Il est vrai, reconnaissent les deux conférenciers, qu’un gouvernement provisoire ne peut superviser une œuvre d’aussi longue haleine que le développement régional ou le changement de la physionomie du pays en l’aménageant sans la défigurer. Nous ajouterons pour notre part que la science économique a progressé et que le concept de «Supply Chain» peut servir de concept global afin de structurer un pays comme en un ensemble productif global.
D’ailleurs, le dispatching des activités économiques entre les régions est réglé par une autre découverte économique qui est le «lean management».

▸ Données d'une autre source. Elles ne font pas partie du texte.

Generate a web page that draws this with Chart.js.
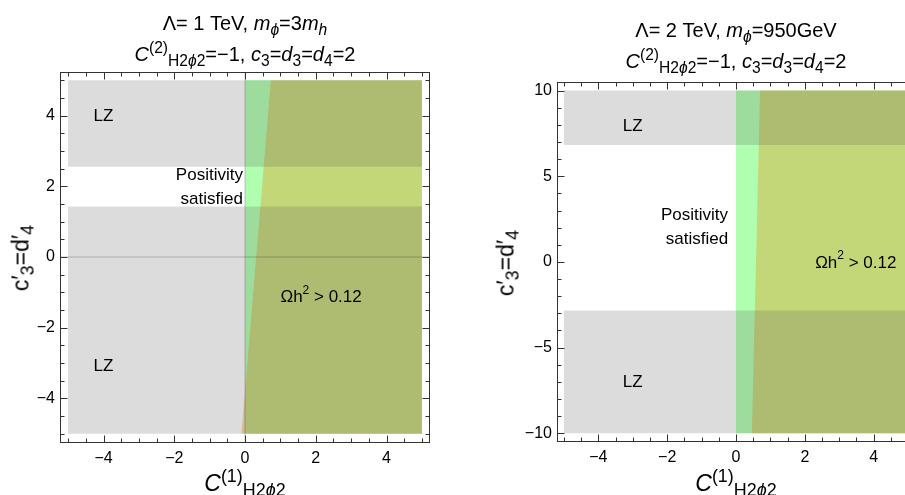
<!DOCTYPE html>
<html>
<head>
<meta charset="utf-8">
<script src="https://cdn.jsdelivr.net/npm/chart.js@4"></script>
<style>
  html, body { margin: 0; padding: 0; width: 905px; height: 495px; overflow: hidden; background: #fff; }
  body { position: relative; font-family: 'Liberation Sans', Arial, sans-serif; color: #000; }
  .box { position: absolute; top: 0; height: 495px; }
  .title { position: absolute; width: 420px; text-align: center; font-size: 20px; line-height: 31px; white-space: nowrap; }
  .xlab { position: absolute; width: 200px; text-align: center; font-size: 23px; line-height: 23px; white-space: nowrap; }
  .ylab { position: absolute; font-size: 23px; line-height: 23px; white-space: nowrap; transform: translate(-50%, -50%) rotate(-90deg); }
  sub, sup { font-size: 78%; line-height: 0; position: relative; vertical-align: baseline; }
  sup { top: -0.5em; }
  sub { bottom: -0.3em; }
</style>
</head>
<body>
<div class="box" style="left:0; width:450px;"><canvas id="canvas-left"></canvas></div>
<div class="box" style="left:470px; width:460px;"><canvas id="canvas-right"></canvas></div>

<div class="title" style="left:35px; top:8px;">Λ= 1 TeV, <i>m</i><sub><i>ϕ</i></sub>=3<i>m</i><sub><i>h</i></sub><br><i>C</i><sup>(2)</sup><sub>H2<i>ϕ</i>2</sub>=−1, <i>c</i><sub>3</sub>=<i>d</i><sub>3</sub>=<i>d</i><sub>4</sub>=2</div>
<div class="title" style="left:526px; top:15px;">Λ= 2 TeV, <i>m</i><sub><i>ϕ</i></sub>=950GeV<br><i>C</i><sup>(2)</sup><sub>H2<i>ϕ</i>2</sub>=−1, <i>c</i><sub>3</sub>=<i>d</i><sub>3</sub>=<i>d</i><sub>4</sub>=2</div>

<div class="xlab" style="left:145px; top:472px;"><i>C</i><sup>(1)</sup><sub>H2<i>ϕ</i>2</sub></div>
<div class="xlab" style="left:636px; top:472px;"><i>C</i><sup>(1)</sup><sub>H2<i>ϕ</i>2</sub></div>
<div class="ylab" style="left:21px; top:258px;">c′<sub>3</sub>=d′<sub>4</sub></div>
<div class="ylab" style="left:506px; top:263px;">c′<sub>3</sub>=d′<sub>4</sub></div>

<script>
// ---- left panel: Lambda = 1 TeV ----
var leftC1 = [-5, 5];                 // scanned C(1) range
var leftC3 = [-5, 5];                 // scanned c3' range
var leftLZUpper = [2.55, 5];          // excluded by LZ (c3')
var leftLZLower = [-5, 1.43];
var leftPositivity = [0, 5];          // C(1) >= 0
var leftRelicTop = [0.73, 5];         // Omega h^2 = 0.12 edge, (C1, c3')
var leftRelicBottom = [-0.1, -5];
var leftXTicks = [-4, -2, 0, 2, 4];
var leftYTicks = [-4, -2, 0, 2, 4];

// ---- right panel: Lambda = 2 TeV ----
var rightC1 = [-5, 5];
var rightC3 = [-10, 10];
var rightLZUpper = [6.82, 10];
var rightLZLower = [-10, -2.84];
var rightPositivity = [0, 5];
var rightRelicTop = [0.70, 10];
var rightRelicBottom = [0.46, -10];
var rightXTicks = [-4, -2, 0, 2, 4];
var rightYTicks = [-10, -5, 0, 5, 10];

var GREEN = 'rgba(0,255,0,0.31)';
var ORANGE = 'rgba(225,156,36,0.4)';
var GRAY = 'rgba(80,80,80,0.2)';
var FONT = "'Liberation Sans', Arial, sans-serif";

Chart.defaults.font.family = FONT;
Chart.defaults.font.size = 16;
Chart.defaults.color = '#000';

var rect = function(xr, yr) {
    return [{x: xr[0], y: yr[0]}, {x: xr[1], y: yr[0]}, {x: xr[1], y: yr[1]},
            {x: xr[0], y: yr[1]}, {x: xr[0], y: yr[0]}];
};

var relicShape = function(top, bottom, c1) {
    return [{x: top[0], y: top[1]}, {x: c1[1], y: top[1]}, {x: c1[1], y: bottom[1]},
            {x: bottom[0], y: bottom[1]}, {x: top[0], y: top[1]}];
};

var area = function(data, color, order) {
    return {data: data, showLine: true, fill: 'shape', backgroundColor: color,
            borderColor: 'transparent', borderWidth: 0, pointRadius: 0, order: order};
};

var isMult = function(v, step) {
    var r = v / step;
    return Math.abs(r - Math.round(r)) < 1e-6;
};

var fmt = function(v) {
    return v < 0 ? '\u2212' + Math.abs(v) : String(v);
};

// inward Mathematica-style frame ticks on all four sides
var framePlugin = {
    id: 'frame',
    afterDraw: function(chart, args, opts) {
        var ctx = chart.ctx, a = chart.chartArea;
        var xs = chart.scales.x, ys = chart.scales.y;
        var L = Math.round(a.left) + 0.5, R = Math.round(a.right) + 0.5;
        var T = Math.round(a.top) + 0.5, B = Math.round(a.bottom) + 0.5;
        ctx.save();
        ctx.strokeStyle = '#333';
        ctx.lineWidth = 1;
        ctx.beginPath();
        xs.ticks.forEach(function(t) {
            if (!isMult(t.value, opts.xMinor)) return;
            var len = isMult(t.value, opts.xMajor) ? 7 : 4;
            var p = Math.round(xs.getPixelForValue(t.value)) + 0.5;
            ctx.moveTo(p, B); ctx.lineTo(p, B - len);
            ctx.moveTo(p, T); ctx.lineTo(p, T + len);
        });
        ys.ticks.forEach(function(t) {
            if (!isMult(t.value, opts.yMinor)) return;
            var len = isMult(t.value, opts.yMajor) ? 7 : 4;
            var p = Math.round(ys.getPixelForValue(t.value)) + 0.5;
            ctx.moveTo(L, p); ctx.lineTo(L + len, p);
            ctx.moveTo(R, p); ctx.lineTo(R - len, p);
        });
        ctx.stroke();
        ctx.strokeRect(L, T, R - L, B - T);
        ctx.restore();
    }
};

// text inside the plot; a part {t, sup:true} is raised and smaller
var notePlugin = {
    id: 'notes',
    afterDatasetsDraw: function(chart, args, opts) {
        var ctx = chart.ctx;
        ctx.save();
        ctx.fillStyle = '#000';
        ctx.textBaseline = 'middle';
        ctx.textAlign = 'left';
        (opts.items || []).forEach(function(n) {
            var px = chart.scales.x.getPixelForValue(n.x);
            var py = chart.scales.y.getPixelForValue(n.y);
            n.lines.forEach(function(parts, i) {
                var w = 0;
                parts.forEach(function(pt) {
                    ctx.font = (pt.sup ? 12 : 17) + 'px ' + FONT;
                    w += ctx.measureText(pt.t).width;
                });
                var x0 = n.align === 'right' ? px - w : px - w / 2;
                var y0 = py + (i - (n.lines.length - 1) / 2) * 24;
                parts.forEach(function(pt) {
                    ctx.font = (pt.sup ? 12 : 17) + 'px ' + FONT;
                    ctx.fillText(pt.t, x0, pt.sup ? y0 - 7 : y0);
                    x0 += ctx.measureText(pt.t).width;
                });
            });
        });
        ctx.restore();
    }
};

var generate_config = function(p) {
    var datasets = [
        area(rect(p.c1, p.lzUpper), GRAY, 1),
        area(rect(p.c1, p.lzLower), GRAY, 1),
        area(relicShape(p.relicTop, p.relicBottom, p.c1), ORANGE, 2),
        area(rect(p.positivity, p.c3), GREEN, 3)
    ];
    if (p.axes) {
        datasets.unshift({data: [{x: p.xr[0], y: 0}, {x: p.xr[1], y: 0}], showLine: true,
                          borderColor: 'rgba(0,0,0,0.22)', borderWidth: 1, pointRadius: 0, order: 0});
        datasets.unshift({data: [{x: 0, y: p.yr[0]}, {x: 0, y: p.yr[1]}], showLine: true,
                          borderColor: 'rgba(0,0,0,0.22)', borderWidth: 1, pointRadius: 0, order: 0});
    }
    return {
        type: 'scatter',
        data: {datasets: datasets},
        options: {
            responsive: true,
            maintainAspectRatio: false,
            animation: false,
            layout: {padding: {top: p.padTop, right: p.padRight, left: 0, bottom: 0}},
            plugins: {
                legend: {display: false},
                tooltip: {enabled: false},
                frame: {xMajor: 2, xMinor: 0.5, yMajor: p.yMajor, yMinor: p.yMinor},
                notes: {items: p.notes}
            },
            scales: {
                x: {
                    min: p.xr[0], max: p.xr[1],
                    grid: {display: false, drawTicks: false},
                    border: {display: false},
                    ticks: {stepSize: 0.5, autoSkip: false, includeBounds: false, maxRotation: 0, padding: 7,
                            callback: function(v) { return p.xTicks.indexOf(v) >= 0 ? fmt(v) : ''; }},
                    afterFit: function(s) { s.height = p.xAxisH; }
                },
                y: {
                    min: p.yr[0], max: p.yr[1],
                    grid: {display: false, drawTicks: false},
                    border: {display: false},
                    ticks: {stepSize: p.yMinor, autoSkip: false, includeBounds: false, padding: 5,
                            callback: function(v) { return p.yTicks.indexOf(v) >= 0 ? fmt(v) : ''; }},
                    afterFit: function(s) { s.width = p.yAxisW; }
                }
            }
        },
        plugins: [framePlugin, notePlugin]
    };
};

var omega = [{t: 'Ωh'}, {t: '2', sup: true}, {t: ' > 0.12'}];

window.onload = function() {
    new Chart(document.getElementById('canvas-left'), generate_config({
        c1: leftC1, c3: leftC3, lzUpper: leftLZUpper, lzLower: leftLZLower,
        positivity: leftPositivity, relicTop: leftRelicTop, relicBottom: leftRelicBottom,
        xTicks: leftXTicks, yTicks: leftYTicks,
        xr: [-5.23, 5.2], yr: [-5.23, 5.23], yMajor: 2, yMinor: 0.5,
        padTop: 72, padRight: 21, yAxisW: 60, xAxisH: 53, axes: true,
        notes: [
            {lines: [[{t: 'LZ'}]], x: -4.0, y: 3.98},
            {lines: [[{t: 'LZ'}]], x: -4.0, y: -3.1},
            {lines: [[{t: 'Positivity'}], [{t: 'satisfied'}]], x: -0.06, y: 1.98, align: 'right'},
            {lines: [omega], x: 2.15, y: -1.15}
        ]
    }));
    new Chart(document.getElementById('canvas-right'), generate_config({
        c1: rightC1, c3: rightC3, lzUpper: rightLZUpper, lzLower: rightLZLower,
        positivity: rightPositivity, relicTop: rightRelicTop, relicBottom: rightRelicBottom,
        xTicks: rightXTicks, yTicks: rightYTicks,
        xr: [-5.2, 5.2], yr: [-10.45, 10.5], yMajor: 5, yMinor: 1,
        padTop: 82, padRight: 15, yAxisW: 87, xAxisH: 54, axes: false,
        notes: [
            {lines: [[{t: 'LZ'}]], x: -3.0, y: 7.9},
            {lines: [[{t: 'LZ'}]], x: -3.0, y: -7.05},
            {lines: [[{t: 'Positivity'}], [{t: 'satisfied'}]], x: -0.23, y: 2.0, align: 'right'},
            {lines: [omega], x: 3.48, y: -0.06}
        ]
    }));
};
</script>
</body>
</html>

Quand Abderrazak Zouari soutient que le développement régional doit être retiré des mains des ingénieurs et redonnés aux économistes, il aurait dû préciser “les économistes qui sont à jour“. Des économistes tunisiens ont travaillé sur cette question qui consiste à donner une charpente territoriale à notre appareil productif et logistique et elle a abouti à des résultats tangibles en matière de redressement de l’efficacité des installations portuaires, à titre d’exemple. Ces mêmes économistes avaient suivi, dans le détail, le travail comparatif qui nous a opposé à la Tchéquie pour l’accueil d’une usine Volkswagen. Les délais étaient de 7 jours pour la Tunisie et de 6 pour la Tchéquie et on a perdu la bataille.
Un problème éminemment politique
Elaborer une politique globale pour assurer une cohérence entre développement régional et aménagement du territoire n’est en rien un problème de méthodologie. C’est d’abord et avant tout un problème d’ordre politique. Organiser les régions, c’est d’abord leur consentir une autonomie de décision via une émancipation démocratique. De même que le rappellera Taieb Houidi, il faut des mécanismes institutionnels nouveaux pour de nouveaux horizons de développement et de croissance. Les régions doivent disposer d’un directoire élu qui préside à leurs destinées. C’est tout aussi simple. En l’état actuel des choses, et quand bien même on tenterait de faire du développement régional et de l’aménagement avec beaucoup de volontarisme, on ne modifiera pas la situation, en profondeur.